Life’s hard enough without being able to stand up against abuse.

Which brings us back to the damage I caused when speeding in reverse, around midnight, trying to get to work on time. Our driveway is bordered on either side by scraggly — but well-rooted — trees, neither of which is especially attractive and both of which we could easily do without.

They stand like greedy sentries, just waiting for you to steer poorly, turning a micro-second’s bad judgment into months of paying a steep bill that you never anticipated and surely cannot afford.

When you screw up on a computer, you can always hit the undo button. Suddenly all is well again, and it’s like it never happened.

In real life, however, there is no Control Z.

You are beyond the time-space continuum, and all you can do is drive the car to a fix-it guy who will invariably gouge you.

“Seriously?” I asked after he’d handed me his estimate, which might have fed a family of five in Finland for a year. “All I did was break that plastic guard over the taillight: a few scratches, maybe.”

“Hey, pal,” he said, “you can always go someplace else.”

And there’s the rub.

Who wants to get back into that sewer after having survived it once?

All you can do is say, “Thank you, sir,” and take the blow.

It’s only money, right?

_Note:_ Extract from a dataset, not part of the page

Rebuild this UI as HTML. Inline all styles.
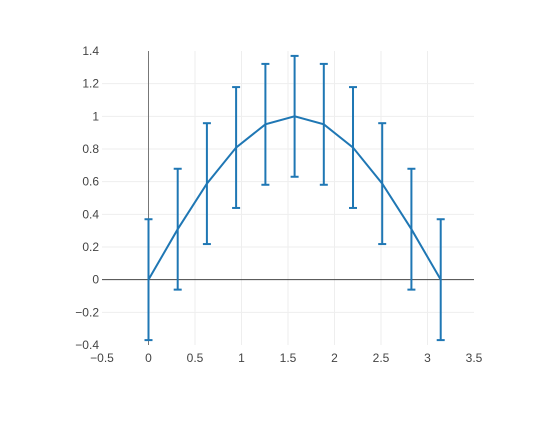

At least I have my health, though I’ve been battling a crippling chest cold and monstrous tooth pain for weeks.

As T.S. Eliot has written, “April is the cruelest month.”

And in this, my personal wasteland, all I needed was to see one of the Catholic church’s landmarks, the Cathedral of Notre Dame in Paris, burning into the night, everyone stunned, helpless to end it.

At the start of Holy Week, no less.

I couldn’t stop my tears.

With apologies to that popular Christmas carol and with full, enviable and compassionate appreciation that your life has to be better than mine, I’d like to suggest that we need a little Easter, right this very minute.